YANGON (Reuters) - Myanmar army chief Min Aung Hlaing has told military personnel in the country that they must obey the law, citing as an example the sentencing of seven soldiers for a massacre of Rohingya Muslim men that was the subject of a Reuters investigation.
In a speech at a military school in the country’s north, Min Aung Hlaing told soldiers they “must abide by the military codes of conduct and international laws and conventions”, according to a translation posted on his official Facebook page on Thursday.
“No one is above the law. Actions will be taken if someone breaks the law. The problems in Inn Din village ... were solved in line with the Geneva Convention and legal action was taken against military officers and other ranks who failed to respect the law,” said Min Aung Hlaing, in his first direct comment on the killings.

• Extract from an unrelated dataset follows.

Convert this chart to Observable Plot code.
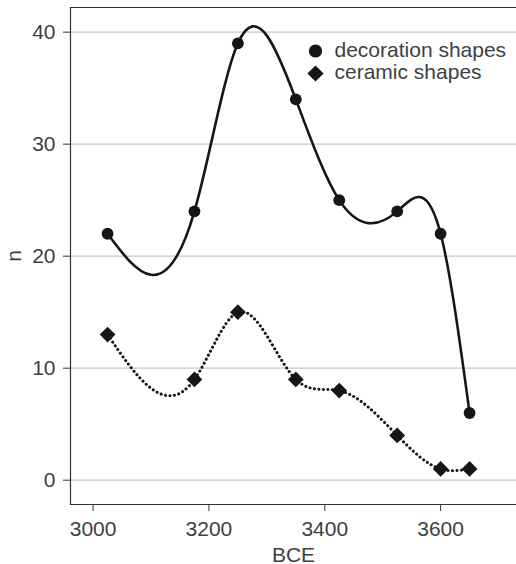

Seven soldiers were sentenced to 10 years in prison with hard labor this month for taking part in the massacre of 10 Rohingya men in the village of Inn Din, in northwestern Rakhine state, last September.
The massacre was being investigated by two Reuters journalists - Wa Lone, 32, and Kyaw Soe Oo, 28 - who were arrested in December and remain in custody accused of violating the country’s Official Secrets Act.
The authorities told Reuters in February the military opened an internal investigation into the killings independently and that it was unrelated to the Reuters reporters, who they said were accused of obtaining unrelated secret government papers.
The Rohingya men were buried in a mass grave in early September after being hacked to death or shot by Buddhist civilian neighbors and soldiers. Reuters published its story on the murders in February.
The killings were part of a larger army crackdown on the Rohingya, beset by allegations of murder, rape, arson and looting, unleashed in response to Rohingya militant attacks on security forces in late August.
Nearly 700,000 Rohingya Muslims have fled Myanmar as a result, according to United Nations agencies. The U.N. and the United States described it as ethnic cleansing - an accusation that Myanmar denies.
Min Aung Hlaing, one of the most powerful people in a country where the constitution requires the civilian government of Aung San Suu Kyi to share power with the military, reiterated in his speech the army’s position that the Rakhine operation was a legitimate counteroffensive against “Bengali terrorists”.